WRITTEN REQUEST → From the first line of the data down to and including the line with "import matplotlib.pyplot as plt", copy everything exactly, leaving out pictures.

DATA SHOWN →
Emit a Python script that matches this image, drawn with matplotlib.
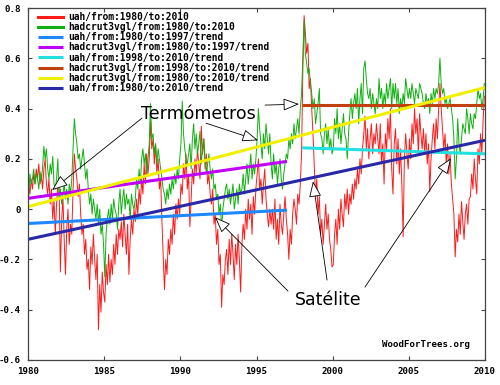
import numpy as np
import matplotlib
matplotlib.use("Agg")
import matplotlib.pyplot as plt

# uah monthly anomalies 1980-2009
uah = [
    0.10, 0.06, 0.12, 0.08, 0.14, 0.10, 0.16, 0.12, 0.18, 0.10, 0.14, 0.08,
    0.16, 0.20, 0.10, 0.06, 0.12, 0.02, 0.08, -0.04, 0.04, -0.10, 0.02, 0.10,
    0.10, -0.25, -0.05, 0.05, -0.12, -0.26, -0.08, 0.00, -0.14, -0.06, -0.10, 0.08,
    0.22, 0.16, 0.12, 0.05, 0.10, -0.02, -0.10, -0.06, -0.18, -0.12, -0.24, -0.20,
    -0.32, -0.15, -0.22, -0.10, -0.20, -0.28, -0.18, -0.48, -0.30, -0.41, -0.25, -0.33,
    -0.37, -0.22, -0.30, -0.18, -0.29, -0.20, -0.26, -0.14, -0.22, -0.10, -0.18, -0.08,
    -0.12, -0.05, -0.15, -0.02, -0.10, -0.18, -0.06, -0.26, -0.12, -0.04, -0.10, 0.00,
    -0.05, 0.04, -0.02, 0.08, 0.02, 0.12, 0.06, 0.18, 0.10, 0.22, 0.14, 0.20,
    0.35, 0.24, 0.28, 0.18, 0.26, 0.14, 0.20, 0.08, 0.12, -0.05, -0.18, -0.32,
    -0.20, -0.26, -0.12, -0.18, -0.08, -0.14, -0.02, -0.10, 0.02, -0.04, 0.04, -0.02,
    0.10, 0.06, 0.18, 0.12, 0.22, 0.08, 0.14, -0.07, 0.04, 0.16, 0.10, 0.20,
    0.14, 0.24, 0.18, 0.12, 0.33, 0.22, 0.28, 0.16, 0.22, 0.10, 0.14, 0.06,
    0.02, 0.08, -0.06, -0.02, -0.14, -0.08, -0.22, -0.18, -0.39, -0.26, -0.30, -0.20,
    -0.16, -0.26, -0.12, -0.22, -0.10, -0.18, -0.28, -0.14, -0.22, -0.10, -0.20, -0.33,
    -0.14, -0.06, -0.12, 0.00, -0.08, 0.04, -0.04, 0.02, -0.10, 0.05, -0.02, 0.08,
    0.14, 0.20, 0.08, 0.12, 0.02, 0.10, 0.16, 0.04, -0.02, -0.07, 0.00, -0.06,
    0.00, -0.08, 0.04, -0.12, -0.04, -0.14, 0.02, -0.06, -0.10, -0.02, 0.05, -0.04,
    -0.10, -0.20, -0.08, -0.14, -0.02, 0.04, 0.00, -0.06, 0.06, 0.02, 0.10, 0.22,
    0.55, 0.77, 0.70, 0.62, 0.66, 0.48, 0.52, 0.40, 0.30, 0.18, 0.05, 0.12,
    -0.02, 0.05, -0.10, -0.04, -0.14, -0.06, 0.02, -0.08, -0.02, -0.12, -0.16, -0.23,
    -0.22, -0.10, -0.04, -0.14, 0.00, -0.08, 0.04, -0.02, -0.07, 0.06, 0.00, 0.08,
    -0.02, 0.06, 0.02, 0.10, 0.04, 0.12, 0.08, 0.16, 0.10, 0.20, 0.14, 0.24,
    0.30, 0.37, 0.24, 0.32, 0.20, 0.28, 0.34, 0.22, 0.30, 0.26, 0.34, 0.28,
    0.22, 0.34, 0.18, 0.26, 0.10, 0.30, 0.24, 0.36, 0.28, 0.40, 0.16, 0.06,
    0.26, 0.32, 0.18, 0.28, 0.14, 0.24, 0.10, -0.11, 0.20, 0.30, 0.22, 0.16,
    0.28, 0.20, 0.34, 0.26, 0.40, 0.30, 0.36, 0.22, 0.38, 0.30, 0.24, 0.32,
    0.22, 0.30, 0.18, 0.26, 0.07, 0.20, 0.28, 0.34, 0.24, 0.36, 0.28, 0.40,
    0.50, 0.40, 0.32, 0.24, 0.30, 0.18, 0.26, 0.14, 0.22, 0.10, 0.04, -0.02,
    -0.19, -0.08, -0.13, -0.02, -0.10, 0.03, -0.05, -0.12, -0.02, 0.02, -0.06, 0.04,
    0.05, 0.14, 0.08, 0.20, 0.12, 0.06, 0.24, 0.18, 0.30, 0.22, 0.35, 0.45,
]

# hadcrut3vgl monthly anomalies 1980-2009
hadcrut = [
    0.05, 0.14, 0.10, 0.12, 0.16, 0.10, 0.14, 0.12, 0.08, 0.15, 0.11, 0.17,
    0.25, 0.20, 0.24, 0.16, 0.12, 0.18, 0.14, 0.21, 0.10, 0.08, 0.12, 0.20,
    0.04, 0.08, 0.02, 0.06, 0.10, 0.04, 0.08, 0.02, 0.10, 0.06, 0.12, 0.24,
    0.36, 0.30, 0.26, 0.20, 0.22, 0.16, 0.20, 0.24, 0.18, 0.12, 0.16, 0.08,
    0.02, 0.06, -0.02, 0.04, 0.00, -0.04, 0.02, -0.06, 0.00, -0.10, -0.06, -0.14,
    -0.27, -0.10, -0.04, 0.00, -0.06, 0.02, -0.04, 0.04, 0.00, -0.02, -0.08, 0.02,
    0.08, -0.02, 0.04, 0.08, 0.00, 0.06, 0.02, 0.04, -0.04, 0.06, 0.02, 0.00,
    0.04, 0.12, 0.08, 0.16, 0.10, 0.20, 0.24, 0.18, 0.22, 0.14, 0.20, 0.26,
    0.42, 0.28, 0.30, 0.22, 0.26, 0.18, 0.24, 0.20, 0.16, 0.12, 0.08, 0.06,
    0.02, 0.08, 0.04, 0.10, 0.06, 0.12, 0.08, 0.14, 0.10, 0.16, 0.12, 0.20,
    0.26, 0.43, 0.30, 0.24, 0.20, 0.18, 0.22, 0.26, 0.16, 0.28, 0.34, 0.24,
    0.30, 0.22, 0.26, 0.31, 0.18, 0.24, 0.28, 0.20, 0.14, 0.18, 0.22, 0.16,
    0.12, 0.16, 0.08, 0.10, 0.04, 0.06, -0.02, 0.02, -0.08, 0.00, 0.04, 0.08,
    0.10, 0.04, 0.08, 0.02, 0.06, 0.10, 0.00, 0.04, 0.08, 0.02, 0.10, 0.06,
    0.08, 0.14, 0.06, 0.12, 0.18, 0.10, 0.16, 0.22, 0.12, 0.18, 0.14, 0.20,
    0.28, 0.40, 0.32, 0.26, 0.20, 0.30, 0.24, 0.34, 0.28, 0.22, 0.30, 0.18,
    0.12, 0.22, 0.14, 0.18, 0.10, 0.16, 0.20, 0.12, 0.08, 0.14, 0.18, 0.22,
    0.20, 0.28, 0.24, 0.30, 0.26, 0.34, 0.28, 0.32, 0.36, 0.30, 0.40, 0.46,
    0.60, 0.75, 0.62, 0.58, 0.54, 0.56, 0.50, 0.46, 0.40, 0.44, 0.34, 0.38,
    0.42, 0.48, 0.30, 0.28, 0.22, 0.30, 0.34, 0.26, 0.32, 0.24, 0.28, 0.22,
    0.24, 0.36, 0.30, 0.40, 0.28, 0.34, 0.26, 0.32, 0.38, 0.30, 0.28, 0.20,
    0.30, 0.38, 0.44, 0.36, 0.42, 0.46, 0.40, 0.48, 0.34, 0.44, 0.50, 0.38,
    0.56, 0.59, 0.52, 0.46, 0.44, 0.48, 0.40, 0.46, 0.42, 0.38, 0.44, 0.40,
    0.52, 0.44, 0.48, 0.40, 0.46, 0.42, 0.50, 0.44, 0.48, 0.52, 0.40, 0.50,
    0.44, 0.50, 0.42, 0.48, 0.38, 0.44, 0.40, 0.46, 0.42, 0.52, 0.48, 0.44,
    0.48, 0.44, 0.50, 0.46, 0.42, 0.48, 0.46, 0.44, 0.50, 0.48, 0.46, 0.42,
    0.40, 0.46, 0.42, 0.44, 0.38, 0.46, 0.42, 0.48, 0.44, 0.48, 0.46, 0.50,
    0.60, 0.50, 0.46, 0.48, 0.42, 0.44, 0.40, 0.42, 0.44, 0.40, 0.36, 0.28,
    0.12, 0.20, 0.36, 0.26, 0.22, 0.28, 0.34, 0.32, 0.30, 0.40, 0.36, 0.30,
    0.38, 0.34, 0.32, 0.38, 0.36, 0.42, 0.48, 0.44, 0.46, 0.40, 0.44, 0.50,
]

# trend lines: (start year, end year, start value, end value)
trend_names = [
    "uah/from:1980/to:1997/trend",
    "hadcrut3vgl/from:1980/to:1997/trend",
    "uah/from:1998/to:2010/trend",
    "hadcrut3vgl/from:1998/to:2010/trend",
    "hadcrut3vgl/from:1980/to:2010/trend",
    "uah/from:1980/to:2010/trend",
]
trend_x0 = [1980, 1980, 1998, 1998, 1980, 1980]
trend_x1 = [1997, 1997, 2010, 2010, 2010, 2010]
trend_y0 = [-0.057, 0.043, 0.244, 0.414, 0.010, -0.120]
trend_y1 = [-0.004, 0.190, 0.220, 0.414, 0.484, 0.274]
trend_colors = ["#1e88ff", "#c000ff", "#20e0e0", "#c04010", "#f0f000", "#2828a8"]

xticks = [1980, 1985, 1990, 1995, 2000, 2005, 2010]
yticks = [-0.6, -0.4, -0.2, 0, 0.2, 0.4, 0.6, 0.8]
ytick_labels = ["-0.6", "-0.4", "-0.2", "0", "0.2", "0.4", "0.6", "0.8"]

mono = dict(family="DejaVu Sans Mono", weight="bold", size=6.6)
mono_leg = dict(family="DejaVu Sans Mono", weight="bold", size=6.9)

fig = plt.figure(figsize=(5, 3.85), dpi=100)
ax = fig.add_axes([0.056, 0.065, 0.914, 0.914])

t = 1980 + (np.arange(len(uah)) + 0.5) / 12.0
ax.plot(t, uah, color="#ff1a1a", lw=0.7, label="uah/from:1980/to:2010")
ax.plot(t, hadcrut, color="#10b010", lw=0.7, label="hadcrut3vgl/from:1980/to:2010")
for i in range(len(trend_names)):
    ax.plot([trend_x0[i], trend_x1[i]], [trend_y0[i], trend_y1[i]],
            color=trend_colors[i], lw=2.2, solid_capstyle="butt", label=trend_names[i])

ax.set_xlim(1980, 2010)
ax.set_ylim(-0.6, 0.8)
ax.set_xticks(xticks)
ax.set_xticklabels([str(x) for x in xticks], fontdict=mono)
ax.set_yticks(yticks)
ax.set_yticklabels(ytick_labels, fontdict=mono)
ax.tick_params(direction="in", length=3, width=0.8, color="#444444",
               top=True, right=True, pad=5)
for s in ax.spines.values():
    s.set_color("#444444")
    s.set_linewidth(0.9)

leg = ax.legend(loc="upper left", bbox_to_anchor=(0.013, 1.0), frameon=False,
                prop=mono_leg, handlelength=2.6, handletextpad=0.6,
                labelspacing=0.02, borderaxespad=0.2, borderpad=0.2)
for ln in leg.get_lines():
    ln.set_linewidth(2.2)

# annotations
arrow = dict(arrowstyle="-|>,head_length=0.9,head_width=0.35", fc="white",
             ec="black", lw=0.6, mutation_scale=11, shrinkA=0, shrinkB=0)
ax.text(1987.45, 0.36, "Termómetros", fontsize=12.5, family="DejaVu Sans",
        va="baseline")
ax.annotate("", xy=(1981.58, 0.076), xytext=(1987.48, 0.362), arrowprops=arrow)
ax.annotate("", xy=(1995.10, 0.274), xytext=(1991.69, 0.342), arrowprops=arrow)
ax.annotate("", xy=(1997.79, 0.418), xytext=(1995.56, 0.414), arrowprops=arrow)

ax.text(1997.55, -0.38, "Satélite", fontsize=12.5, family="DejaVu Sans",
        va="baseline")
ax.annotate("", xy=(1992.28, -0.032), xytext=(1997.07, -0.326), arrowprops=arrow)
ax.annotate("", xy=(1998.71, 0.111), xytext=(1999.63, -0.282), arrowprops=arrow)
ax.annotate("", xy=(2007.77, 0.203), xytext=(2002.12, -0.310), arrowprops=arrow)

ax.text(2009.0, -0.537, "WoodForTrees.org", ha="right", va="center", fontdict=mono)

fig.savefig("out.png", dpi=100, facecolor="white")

SOLUTION TO THIS TASK →
Emit a Python script that matches this image, drawn with matplotlib.
import numpy as np
import matplotlib
matplotlib.use("Agg")
import matplotlib.pyplot as plt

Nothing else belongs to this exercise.